Lots of groups in my early years only had one copy of the core three they we passed around.

Etc, etc.
 

overgeeked

B/X Known World
No hobby is "cheap" if you are talking about being a collector of the thing. What I said it was that it was an inexpensive form of entertainment. Free even, in many cases, but even if you are the DM your initial investment is somewhere around $100 for literally unlimited play forever, and that is if you must have physical copies of the 3 main books.
But buying the books doesn’t get you unlimited play forever. It gets you three books you might get to use someday. If you meet all these other random criteria. Netflix is cheaper. And it gives you actual unlimited play.
Sure, if you define being involved in the hobby as having to buy every book and tons of dice and all the extra maps and cards and whatever, it can be expensive. But none of that stuff is necessary, and lots and lots of people play D&D with small or no financial output.
There’s lots of people playing from the free basic rules?

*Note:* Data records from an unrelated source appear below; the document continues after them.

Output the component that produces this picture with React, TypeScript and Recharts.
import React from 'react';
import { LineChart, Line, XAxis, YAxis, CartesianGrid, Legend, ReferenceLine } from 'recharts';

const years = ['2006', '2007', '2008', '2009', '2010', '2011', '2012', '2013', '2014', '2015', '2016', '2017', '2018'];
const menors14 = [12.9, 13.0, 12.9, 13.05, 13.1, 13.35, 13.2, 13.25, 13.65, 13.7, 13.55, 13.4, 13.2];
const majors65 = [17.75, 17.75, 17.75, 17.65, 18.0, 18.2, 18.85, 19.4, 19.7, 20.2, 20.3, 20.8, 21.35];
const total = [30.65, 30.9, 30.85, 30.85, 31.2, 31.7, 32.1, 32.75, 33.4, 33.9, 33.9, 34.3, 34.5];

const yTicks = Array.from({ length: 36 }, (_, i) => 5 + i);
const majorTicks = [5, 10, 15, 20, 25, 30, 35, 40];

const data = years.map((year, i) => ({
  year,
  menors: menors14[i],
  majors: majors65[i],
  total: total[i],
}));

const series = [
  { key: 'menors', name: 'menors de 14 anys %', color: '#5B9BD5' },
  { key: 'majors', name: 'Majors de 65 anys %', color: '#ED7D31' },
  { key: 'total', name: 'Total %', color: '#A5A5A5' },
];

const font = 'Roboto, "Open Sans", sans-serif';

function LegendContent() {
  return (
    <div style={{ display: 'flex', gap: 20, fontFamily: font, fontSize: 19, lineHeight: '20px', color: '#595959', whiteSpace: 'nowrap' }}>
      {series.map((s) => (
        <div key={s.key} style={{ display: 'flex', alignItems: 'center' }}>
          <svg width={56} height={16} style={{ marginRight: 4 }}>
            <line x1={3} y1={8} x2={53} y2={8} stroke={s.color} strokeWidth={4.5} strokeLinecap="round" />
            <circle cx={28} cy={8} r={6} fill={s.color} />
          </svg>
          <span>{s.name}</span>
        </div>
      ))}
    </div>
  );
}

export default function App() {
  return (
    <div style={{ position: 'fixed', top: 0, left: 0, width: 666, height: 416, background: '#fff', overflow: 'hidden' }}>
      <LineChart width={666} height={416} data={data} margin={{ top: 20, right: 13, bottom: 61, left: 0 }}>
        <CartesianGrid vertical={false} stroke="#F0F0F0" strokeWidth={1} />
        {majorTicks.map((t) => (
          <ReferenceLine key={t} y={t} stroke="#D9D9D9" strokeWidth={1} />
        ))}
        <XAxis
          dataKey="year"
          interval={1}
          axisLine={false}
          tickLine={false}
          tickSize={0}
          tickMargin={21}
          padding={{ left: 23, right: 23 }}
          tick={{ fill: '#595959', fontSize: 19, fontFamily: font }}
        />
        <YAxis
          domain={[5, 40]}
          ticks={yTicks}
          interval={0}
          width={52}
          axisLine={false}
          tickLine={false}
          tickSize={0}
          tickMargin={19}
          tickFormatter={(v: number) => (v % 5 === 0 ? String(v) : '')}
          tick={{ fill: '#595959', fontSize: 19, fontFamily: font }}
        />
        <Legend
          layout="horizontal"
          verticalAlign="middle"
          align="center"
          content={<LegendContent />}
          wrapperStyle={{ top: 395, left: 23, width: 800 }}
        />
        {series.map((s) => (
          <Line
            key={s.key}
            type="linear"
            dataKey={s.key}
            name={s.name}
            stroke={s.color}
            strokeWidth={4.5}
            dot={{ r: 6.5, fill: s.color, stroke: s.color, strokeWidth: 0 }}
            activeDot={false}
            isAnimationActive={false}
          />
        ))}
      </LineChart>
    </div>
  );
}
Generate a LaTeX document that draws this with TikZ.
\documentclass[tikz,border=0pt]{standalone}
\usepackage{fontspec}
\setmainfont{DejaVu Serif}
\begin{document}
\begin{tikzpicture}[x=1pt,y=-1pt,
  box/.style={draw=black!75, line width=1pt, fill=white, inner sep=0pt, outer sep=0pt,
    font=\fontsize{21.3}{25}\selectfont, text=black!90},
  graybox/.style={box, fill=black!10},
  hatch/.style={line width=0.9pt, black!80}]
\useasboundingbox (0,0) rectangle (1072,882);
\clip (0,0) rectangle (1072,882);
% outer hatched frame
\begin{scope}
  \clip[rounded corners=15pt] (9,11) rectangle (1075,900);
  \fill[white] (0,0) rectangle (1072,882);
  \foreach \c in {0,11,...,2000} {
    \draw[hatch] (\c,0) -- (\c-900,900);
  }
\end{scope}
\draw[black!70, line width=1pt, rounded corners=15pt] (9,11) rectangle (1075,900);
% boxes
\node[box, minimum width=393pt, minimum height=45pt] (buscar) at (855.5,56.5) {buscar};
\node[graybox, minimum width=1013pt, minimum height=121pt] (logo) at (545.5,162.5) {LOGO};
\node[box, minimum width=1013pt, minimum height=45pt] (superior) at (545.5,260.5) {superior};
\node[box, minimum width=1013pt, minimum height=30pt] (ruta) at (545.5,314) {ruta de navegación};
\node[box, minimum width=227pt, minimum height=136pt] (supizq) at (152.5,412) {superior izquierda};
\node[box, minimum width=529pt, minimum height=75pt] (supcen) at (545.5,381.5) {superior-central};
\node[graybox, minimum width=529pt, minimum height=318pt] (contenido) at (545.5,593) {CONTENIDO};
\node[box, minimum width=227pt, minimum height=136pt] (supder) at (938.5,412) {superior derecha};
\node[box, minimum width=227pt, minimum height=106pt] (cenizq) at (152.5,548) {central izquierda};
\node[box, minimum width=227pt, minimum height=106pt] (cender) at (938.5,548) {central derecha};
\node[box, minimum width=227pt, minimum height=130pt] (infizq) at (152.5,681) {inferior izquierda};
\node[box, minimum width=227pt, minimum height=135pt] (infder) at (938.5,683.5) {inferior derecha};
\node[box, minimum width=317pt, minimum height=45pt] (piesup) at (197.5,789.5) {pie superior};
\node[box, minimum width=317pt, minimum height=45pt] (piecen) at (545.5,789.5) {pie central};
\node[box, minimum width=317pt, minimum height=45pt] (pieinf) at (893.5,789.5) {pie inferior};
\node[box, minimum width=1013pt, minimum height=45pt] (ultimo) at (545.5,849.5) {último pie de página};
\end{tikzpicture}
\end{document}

News to me. Otherwise, what you mean is they’re either pirating books or using someone else’s copies at the table. Both of which kinda prove my point. If it were a cheap, working class hobby, anyone could afford it. Clearly a lot of people interested in the hobby can’t.
 

Reynard

Legend
But buying the books doesn’t get you unlimited play forever. It gets you three books you might get to use someday. If you meet all these other random criteria. Netflix is cheaper. And it gives you actual unlimited play.

There’s lots of people playing from the free basic rules? News to me. Otherwise, what you mean is they’re either pirating books or using someone else’s copies at the table. Both of which kinda prove my point. If it were a cheap, working class hobby, anyone could afford it. Clearly a lot of people interested in the hobby can’t.
I have no idea what point you are trying to make. I mean, a PHB is cheaper than a year of Netflix by quite a lot, and people still borrow other peoples' Netflix logins. People are notoriously cheap, especially when it comes to entertainment (which is one of the reasons that the arts are so devalued in our society, but that's a different argument).

But it is a simple, demonstrable fact that as far as entertainment goes, D&D is very inexpensive and can be totally free. People buy stuff for it because they want to, not because they have to.